Search code examples
mysqlhiveapache-spark-sqlhadoop2

Unsupported SubQuery Expression ''Fashion'': SubQuery expression refers to Outer query expressions only


I am Using below query :

select UserId, Category from customer_data 
where (Category in ('Fashion','Electronics'))
and (Action in ('Click','AddToCart','Purchase'))
and customer_data.UserId not in (select ustomer_data.UserId from customer_data where customer_data.Category='Fashion' and customer_data.Category='Electronics')  ;

Getting below error :

hive> Unsupported SubQuery Expression ''Fashion'': SubQuery expression refers to Outer query expressions only.

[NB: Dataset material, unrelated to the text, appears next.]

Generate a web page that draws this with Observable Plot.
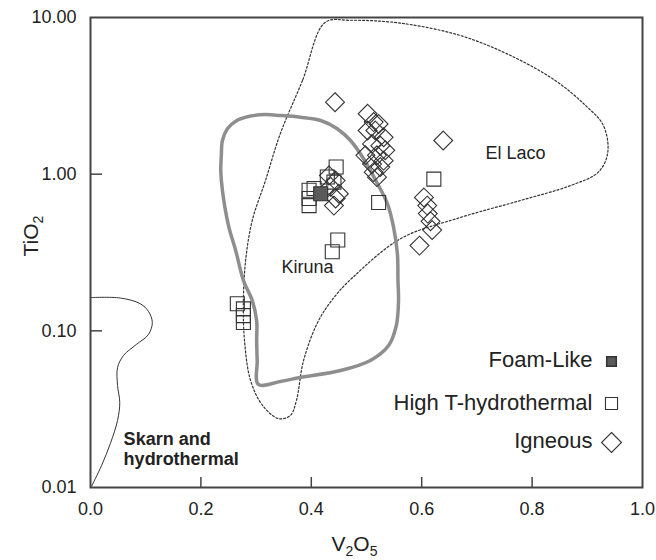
<!DOCTYPE html>
<html><head><meta charset="utf-8">
<script src="https://cdn.jsdelivr.net/npm/d3@7"></script>
<script src="https://cdn.jsdelivr.net/npm/@observablehq/plot@0.6"></script>
<style>
body{margin:0;background:#fff;}
#chart{width:656px;height:560px;}
</style></head><body><div id="chart"></div>
<script>
// ---- tick values ----
const xTicks = [0.2, 0.4, 0.6, 0.8];
const xTickLabels = [0, 0.2, 0.4, 0.6, 0.8, 1.0];
const yTicks = [0.1, 1];
const yTickLabels = [0.01, 0.1, 1, 10];

// ---- sample points ----
const foamX = [0.417];
const foamY = [0.75];
const hydroX = [0.445,0.396,0.396,0.396,0.405,0.429,0.441,0.522,0.448,0.438,0.622,0.266,0.277,0.277,0.277];
const hydroY = [1.11,0.79,0.70,0.63,0.81,0.96,0.89,0.66,0.38,0.32,0.93,0.149,0.138,0.125,0.113];
const igneousX = [0.443,0.639,0.502,0.513,0.522,0.502,0.516,0.531,0.510,0.525,0.534,0.498,0.519,0.531,0.510,0.525,0.513,0.519,0.432,0.444,0.435,0.450,0.444,0.441,0.604,0.610,0.611,0.616,0.619,0.596];
const igneousY = [2.88,1.64,2.43,2.15,2.09,1.90,1.90,1.72,1.56,1.52,1.42,1.32,1.32,1.22,1.16,1.11,1.03,0.957,0.98,0.91,0.83,0.75,0.70,0.63,0.71,0.63,0.56,0.50,0.44,0.35];

// ---- field outlines ----
const kirunaX = [0.239,0.237,0.236,0.239,0.250,0.263,0.277,0.293,0.301,0.301,0.302,0.304,0.344,0.380,0.453,0.507,0.540,0.554,0.558,0.557,0.556,0.549,0.538,0.520,0.495,0.471,0.447,0.417,0.380,0.344,0.317,0.290,0.263,0.248];
const kirunaY = [1.64,1.32,1.05,0.787,0.47,0.326,0.21,0.156,0.116,0.0867,0.0647,0.0455,0.0475,0.0504,0.0558,0.0647,0.0806,0.108,0.156,0.21,0.31,0.459,0.647,0.868,1.25,1.64,1.95,2.20,2.31,2.37,2.40,2.35,2.18,1.95];
const elLacoX = [0.425,0.384,0.344,0.317,0.293,0.281,0.277,0.279,0.290,0.312,0.341,0.362,0.373,0.386,0.413,0.444,0.475,0.562,0.670,0.779,0.870,0.920,0.937,0.929,0.897,0.842,0.761,0.670,0.562,0.470];
const elLacoY = [9.3,3.96,1.82,0.911,0.506,0.281,0.156,0.0867,0.0482,0.0333,0.0275,0.0288,0.0359,0.0647,0.116,0.168,0.219,0.388,0.529,0.679,0.847,1.03,1.37,2.05,2.74,3.96,5.72,7.67,9.2,9.6];
const skarnX = [0,0.054,0.090,0.105,0.112,0.105,0.083,0.060,0.049,0.049,0.053,0.049,0.036,0.020,0.002];
const skarnY = [0.163,0.162,0.149,0.133,0.113,0.0948,0.0818,0.0697,0.0583,0.0448,0.0349,0.0268,0.0191,0.0138,0.0102];

// ---- annotations ----
const areaLabels = ["El Laco", "Kiruna"];
const areaLabelX = [0.770, 0.393];
const areaLabelY = [1.37, 0.254];
const skarnLabel = ["Skarn and\nhydrothermal"];
const skarnLabelX = [0.060];
const skarnLabelY = [0.0177];
const legendLabels = ["Foam-Like", "High T-hydrothermal", "Igneous"];

const zip = (xs, ys) => xs.map((x, i) => ({x, y: ys[i]}));
const ink = "#333";
const legendDy = [-128, -85, -47];
const symDy = [-126, -84, -45];

const plot = Plot.plot({
  width: 656, height: 560,
  marginLeft: 90, marginRight: 14, marginTop: 17, marginBottom: 73,
  style: {fontFamily: "'Liberation Sans', Arial, sans-serif", color: "#222", background: "#fff"},
  x: {domain: [0, 1], label: null},
  y: {type: "log", domain: [0.01, 10], label: null},
  marks: [
    Plot.line(zip(skarnX, skarnY), {x: "x", y: "y", curve: "catmull-rom", stroke: ink, strokeWidth: 1}),
    Plot.line(zip(elLacoX, elLacoY), {x: "x", y: "y", curve: "catmull-rom-closed", stroke: ink, strokeWidth: 1.2, strokeDasharray: "2,2"}),
    Plot.line(zip(kirunaX, kirunaY), {x: "x", y: "y", curve: "catmull-rom-closed", stroke: "#8e8e8e", strokeWidth: 3.5}),
    Plot.dot(zip(hydroX, hydroY), {x: "x", y: "y", symbol: "square", r: 7.9, fill: "none", stroke: ink, strokeWidth: 1.1}),
    Plot.dot(zip(igneousX, igneousY), {x: "x", y: "y", symbol: d3.symbolDiamond2, r: 8.5, fill: "none", stroke: ink, strokeWidth: 1.1}),
    Plot.dot(zip(foamX, foamY), {x: "x", y: "y", symbol: "square", r: 7.9, fill: "#5a5a5a", stroke: ink, strokeWidth: 1.1}),
    Plot.text(areaLabels, {x: (d, i) => areaLabelX[i], y: (d, i) => areaLabelY[i], text: d => d, fontSize: 18, fill: "#222"}),
    Plot.text(skarnLabel, {x: (d, i) => skarnLabelX[i], y: (d, i) => skarnLabelY[i], text: d => d, fontSize: 18, fontWeight: "bold", textAnchor: "start", lineHeight: 1.1, fill: "#222"}),
    // legend
    ...legendLabels.map((lab, i) => Plot.text([lab], {x: null, y: null, text: d => d, frameAnchor: "bottom-right", dx: -50, dy: legendDy[i], textAnchor: "end", lineAnchor: "middle", fontSize: 22, fill: "#222"})),
    Plot.dot([legendLabels[0]], {x: null, y: null, frameAnchor: "bottom-right", dx: -31, dy: symDy[0], symbol: "square", r: 5.4, fill: "#5a5a5a", stroke: ink}),
    Plot.dot([legendLabels[1]], {x: null, y: null, frameAnchor: "bottom-right", dx: -31, dy: symDy[1], symbol: "square", r: 6.8, fill: "none", stroke: ink, strokeWidth: 1.1}),
    Plot.dot([legendLabels[2]], {x: null, y: null, frameAnchor: "bottom-right", dx: -31, dy: symDy[2], symbol: d3.symbolDiamond2, r: 9, fill: "none", stroke: ink, strokeWidth: 1.1}),
    // axes
    Plot.ruleX(xTicks, {x: d => d, insetTop: 460, stroke: "#444", strokeWidth: 1.5}),
    Plot.ruleY(yTicks, {y: d => d, insetRight: 540, stroke: "#444", strokeWidth: 1.5}),
    Plot.axisX(xTickLabels, {anchor: "bottom", tickSize: 0, tickPadding: 15, tickFormat: d => d.toFixed(1), fontSize: 18}),
    Plot.axisY(yTickLabels, {anchor: "left", tickSize: 0, tickPadding: 14, tickFormat: d => d.toFixed(2), fontSize: 18}),
    Plot.frame({stroke: "#444", strokeWidth: 2}),
    Plot.text(["V2O5"], {x: null, y: null, frameAnchor: "bottom", dx: -12, dy: 63, lineAnchor: "bottom", fontSize: 21, fill: "#222"}),
    Plot.text(["TiO2"], {x: null, y: null, frameAnchor: "left", dx: -53, dy: 4, rotate: -90, lineAnchor: "bottom", fontSize: 21, fill: "#222"})
  ]
});
document.getElementById("chart").append(plot);

plot.querySelectorAll("text").forEach(t => {
  if (t.textContent === "TiO2") {
    t.innerHTML = 'TiO<tspan dy="5" font-size="14">2</tspan>';
  } else if (t.textContent === "V2O5") {
    t.innerHTML = 'V<tspan dy="5" font-size="14">2</tspan><tspan dy="-5">O</tspan><tspan dy="5" font-size="14">5</tspan>';
  }
});
</script></body></html>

I am not sure about this error , do I need to use table name for each cloumn like customer_data.Category in outer query also ? Could you please help ?

Sample data :

UserId,ProductId,Category,Action
1,111,Electronics,Browse
2,112,Fashion,Click
3,113,Kids,AddtoCart
4,114,Food,Purchase
5,115,Books,Logout
6,114,Food,Click
7,113,Kids,AddtoCart
8,115,Books,Purchase
9,111,Electronics,Click
10,112,Fashion,Purchase
3,112,Fashion,Click
12,113,Kids,AddtoCart

desired output :

Output File
•   userID
•   category

Solution

  • Use analytic functions to calculate fashion_flag per UserId:

    select UserId, Category
    from
    ( --calculate User level flags
    select UserId, Category,
           max(fashion_flag)     over (partition by UserId) as user_fashion_flag,
           max(electronics_flag) over (partition by UserId) as user_electronics_flag
    from
    (--maybe you do not need this subquery, if case will work inside max() over
        select UserId, Category,
               case when Category='Fashion'     then 1 else 0 end fashion_flag,
               case when Category='Electronics' then 1 else 0 end electronics_flag
          from customer_data 
         where (Category in ('Fashion','Electronics'))
           and (Action in ('Click','AddToCart','Purchase'))
    ) s
    
    ) s
    where user_fashion_flag+user_electronics_flag=1 --not allow two flags at a time
    ;